A leading scholar on public-utility deregulation, Mr. Kahn led the move to deregulate U.S. airlines as chief of the now-defunct Civil Aeronautics Board in 1977-78. The board had to give its approval before airlines could fly specific routes or change fares.

“Historically, the board has insisted on second-guessing decisions by individual carriers to offer price reductions,” Mr. Kahn said in early 1978 as so-called “super-saver fares” swept the industry. “During the last several months we have been abandoning the paternalistic role, leaving the introduction of discount fares increasingly to the management.”

President Jimmy Carter embraced deregulation as a means of stimulating economic growth.
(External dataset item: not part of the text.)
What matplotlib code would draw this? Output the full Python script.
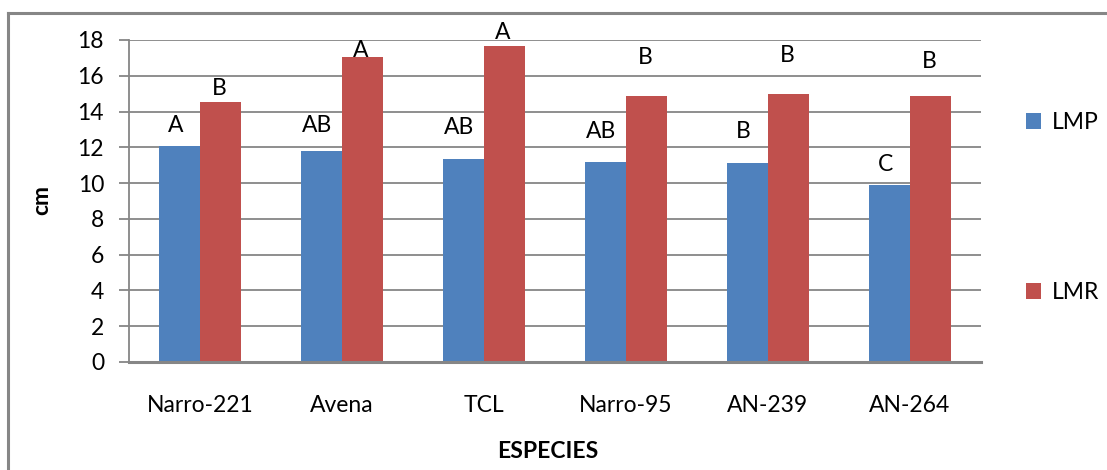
import matplotlib
matplotlib.use("Agg")
import matplotlib.pyplot as plt
from matplotlib.lines import Line2D
from matplotlib.patches import Patch
import numpy as np

plt.rcParams['font.family'] = ['Lato', 'DejaVu Sans']

# Data
especies = ["Narro-221", "Avena", "TCL", "Narro-95", "AN-239", "AN-264"]
lmp = [12.05, 11.79, 11.34, 11.17, 11.12, 9.89]
lmr = [14.53, 17.04, 17.65, 14.86, 14.97, 14.86]
lmp_letters = ["A", "AB", "AB", "AB", "B", "C"]
lmr_letters = ["B", "A", "A", "B", "B", "B"]
y_ticks = [0, 2, 4, 6, 8, 10, 12, 14, 16, 18]

# Heights at which the significance letters sit
lmp_letter_y = [13.2, 13.2, 13.1, 12.9, 12.9, 11.05]
lmr_letter_y = [15.3, 17.4, 18.4, 17.0, 17.15, 16.8]

blue = "#4F81BD"
red = "#C0504D"
gray = "#868686"
fs = 16.5

W, H = 1107, 470
fig = plt.figure(figsize=(W / 100, H / 100), dpi=100)
ax = fig.add_axes([129 / W, 1 - 362 / H, (981 - 129) / W, (362 - 40) / H])

x = np.arange(len(especies))
bw = 0.289
ax.bar(x - bw / 2, lmp, bw, color=blue, zorder=3, label="LMP")
ax.bar(x + bw / 2, lmr, bw, color=red, zorder=3, label="LMR")

for xi, t, yy in zip(x, lmp_letters, lmp_letter_y):
    ax.text(xi - bw / 2 - 0.03, yy, t, ha="center", va="center", fontsize=fs, zorder=4)
for xi, t, yy in zip(x, lmr_letters, lmr_letter_y):
    ax.text(xi + bw / 2 - 0.01, yy, t, ha="center", va="center", fontsize=fs, zorder=4)

ax.set_xlim(-0.5, len(especies) - 0.5)
ax.set_ylim(0, 18)
ax.set_yticks(y_ticks)
ax.set_yticklabels([str(v) for v in y_ticks])
ax.set_xticks(x)
ax.set_xticklabels(especies)
ax.yaxis.grid(True, color=gray, linewidth=1.3, zorder=0)
ax.set_axisbelow(True)

for s in ["top", "right"]:
    ax.spines[s].set_visible(False)
ax.spines["left"].set_color(gray)
ax.spines["left"].set_linewidth(1.3)
ax.spines["bottom"].set_color(gray)
ax.spines["bottom"].set_linewidth(2.2)
ax.spines["bottom"].set_zorder(5)

ax.tick_params(axis="y", length=7, width=1.3, color=gray, pad=11, labelsize=fs)
ax.tick_params(axis="x", length=0, pad=24, labelsize=fs)

fig.text(42 / W, 1 - 200 / H, "cm", rotation=90, ha="center", va="center",
         fontsize=fs, fontweight="bold")
fig.text(548 / W, 1 - 451 / H, "ESPECIES", ha="center", va="center",
         fontsize=fs, fontweight="bold")

# Legend entries stacked far apart
handles = [Patch(facecolor=blue, edgecolor="none"), Patch(facecolor=red, edgecolor="none")]
fig.legend(handles, ["LMP", "LMR"], loc="upper left",
           bbox_to_anchor=(1026 / W, 1 - 112 / H), frameon=False,
           borderpad=0, borderaxespad=0,
           handlelength=0.65, handleheight=0.65, handletextpad=0.5,
           labelspacing=6.5, fontsize=fs)

# Outer chart frame
fig.add_artist(Line2D([8 / W, 8 / W], [0, 1 - 13 / H], color=gray, linewidth=2.2,
                      transform=fig.transFigure))
fig.add_artist(Line2D([8 / W, 1], [1 - 13 / H, 1 - 13 / H], color=gray, linewidth=2.2,
                      transform=fig.transFigure))

fig.savefig("out.png", dpi=100)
Mr. Kahn was largely instrumental in garnering the support needed to push through the Airline Deregulation Act of 1978 — the first thorough dismantling of a comprehensive system of government control since 1935.

“I open my mouth and a fare goes down,” he quipped to The Washington Post in 1978.

By letting airlines instead of the government decide routes and fares, Mr. Kahn is credited above anyone else with enabling a dramatic drop in airline fares and a boom in air travel over the last 30 years.

Deregulation opened the way for such carriers as People Express and JetBlue, and allowed low-cost Southwest Airlines — which had up until then operated only within Texas, outside of CAB’s reach — to expand nationwide.

But the move also contributed over the years to the death of such storied names as Pan American and the erosion of in-flight amenities.

“While the resulting competitive regime has been far from perfect, it has saved travelers more than $10 billion a year,” Mr. Kahn wrote in a 1998 New York Times essay.